1from pocket_coffea.parameters import defaults
2default_parameters = defaults.get_default_parameters()
3localdir = os.path.dirname(os.path.abspath(__file__))
4
5# Register  a new macro
6defaults.register_configuration_dir("config_dir", localdir+"/params")

Important

Now the loaded parameters can use the "${config_dir:}" macro without contaminating the parameters files with user-specific hard coded paths. This is very important to be able to share configurations between users without painful hardcoded changes.

Cross references#

OmegaConf can also build cross references inside the configuration dictionary. Existing keys can be referred to just by using the syntax ${other.key.in.the.dictionary}. N.B.: note the missing semicolumn at the end of the macro syntax, which is reserved for resolvers like ${default_dir:}.

For example, the jet calibration configuration can be built using pieces of the default_jets_calibration dictionary defined in pocket_coffea/parameters/jets_calibration.yaml. This helps removing a lot of repetition and boilerplate metadata.

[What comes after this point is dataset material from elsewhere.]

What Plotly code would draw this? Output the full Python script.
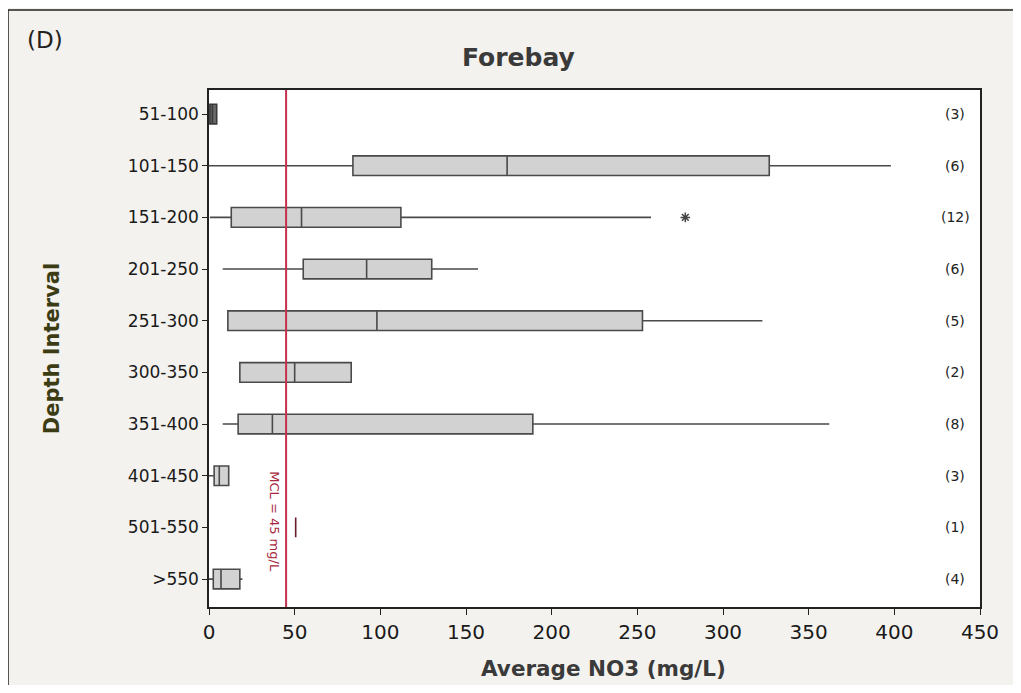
import plotly.graph_objects as go

categories = ["51-100", "101-150", "151-200", "201-250", "251-300",
              "300-350", "351-400", "401-450", "501-550", ">550"]
counts = [3, 6, 12, 6, 5, 2, 8, 3, 1, 4]
lower = [0.5, 0, 0.5, 8, 11, 18, 8, 0, 50.6, 0]
q1 = [0.5, 84, 13, 55, 11, 18, 17, 3, 50.6, 2.5]
median = [2, 174, 54, 92, 98, 50, 37, 6, 50.6, 7]
q3 = [4.5, 327, 112, 130, 253, 83, 189, 11.5, 50.6, 18]
upper = [4.5, 398, 258, 157, 323, 83, 362, 11.5, 50.6, 19.5]
outlier_cat = ["151-200"]
outlier_val = [278]
mcl = 45

fig = go.Figure()
for i, c in enumerate(categories):
    fill = "#d2d2d2"
    line = "#4a4a4a"
    if c == "51-100":
        fill = "#6a6a6a"
        line = "#3a3a3a"
    if c == "501-550":
        line = "#6b1a2a"
    fig.add_trace(go.Box(
        y=[c], q1=[q1[i]], median=[median[i]], q3=[q3[i]],
        lowerfence=[lower[i]], upperfence=[upper[i]],
        orientation="h", width=0.38, fillcolor=fill,
        line=dict(color=line, width=1.6), whiskerwidth=0,
        boxpoints=False, showlegend=False, hoverinfo="skip"))

fig.add_trace(go.Scatter(x=outlier_val, y=outlier_cat, mode="markers",
                         marker=dict(symbol="asterisk", size=8, color="#444",
                                     line=dict(color="#444", width=1.5)),
                         showlegend=False, hoverinfo="skip"))

# MCL line
fig.add_shape(type="line", x0=mcl, x1=mcl, y0=0, y1=1, xref="x", yref="paper",
              line=dict(color="#c4304e", width=2))
fig.add_annotation(x=38.5, xref="x", y=0.164, yref="paper", text="MCL = 45 mg/L",
                   textangle=90, showarrow=False, xanchor="center", yanchor="middle",
                   font=dict(size=13, color="#a8283e", family="DejaVu Sans"))

# outer frame
fig.add_shape(type="rect", xref="paper", yref="paper", x0=-0.2607, x1=1.0454,
              y0=-0.1605, y1=1.1547, line=dict(color="#222", width=1.5), layer="below")

for i, c in enumerate(categories):
    fig.add_annotation(x=0.9676, xref="paper", y=c, yref="y", text=f"({counts[i]})",
                       showarrow=False, xanchor="center", yanchor="middle",
                       font=dict(size=14, color="#222", family="DejaVu Sans"))

fig.add_annotation(x=0.4008, xref="paper", y=1.0638, yref="paper", text="<b>Forebay</b>",
                   showarrow=False, xanchor="center", yanchor="middle",
                   font=dict(size=25, color="#3a3a3a", family="DejaVu Sans"))
fig.add_annotation(x=-0.2127, xref="paper", y=1.0967, yref="paper", text="(D)",
                   showarrow=False, xanchor="center", yanchor="middle",
                   font=dict(size=23, color="#222", family="DejaVu Sans"))
fig.add_annotation(x=0.512, xref="paper", y=-0.118, yref="paper",
                   text="<b>Average NO3 (mg/L)</b>",
                   showarrow=False, xanchor="center", yanchor="middle",
                   font=dict(size=21.5, color="#3a3a3a", family="DejaVu Sans"))

fig.update_layout(
    width=1005, height=677,
    margin=dict(l=201, r=33, t=82, b=78),
    paper_bgcolor="#f3f2ee", plot_bgcolor="white",
    boxmode="overlay",
    font=dict(family="DejaVu Sans", color="#1a1a1a"),
    xaxis=dict(range=[0, 450], tickvals=[0, 50, 100, 150, 200, 250, 300, 350, 400, 450],
               showgrid=False, zeroline=False, ticks="outside", ticklen=6,
               tickcolor="#222", showline=True, linecolor="#222", linewidth=1.5,
               mirror=True, tickfont=dict(size=20)),
    yaxis=dict(categoryorder="array", categoryarray=categories, range=[9.54, -0.465],
               showgrid=False, ticks="outside", ticklen=5, tickcolor="#222",
               showline=True, linecolor="#222", linewidth=1.5, mirror=True,
               tickfont=dict(size=17),
               title=dict(text="<b>Depth Interval</b>", font=dict(size=21, color="#3c3c14"),
                          standoff=62)),
)

fig.write_html("out.html")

# Default jets calibration for the user used by the processor
jets_calibration:
  factory_file: "./jets_calibrator_JES_JER_Syst.pkl.gz"
  jet_types:
    AK4PFchs: "${default_jets_calibration.factory_configuration.AK4PFchs.JES_JER_Syst}" 
    AK8PFPuppi: "${default_jets_calibration.factory_configuration.AK8PFPuppi.JES_JER_Syst}"
  collection:  # this is needed to know which collection is corrected with which jet factory
    AK4PFchs: "Jet"
    AK8PFPuppi: "FatJet"
  jec_name_map: "${default_jets_calibration.jec_name_map}"

Missing values#

Missing values which need to be defined can be included with a ??? string: see docs. If a user runs trying to use these value, an exception will be raised.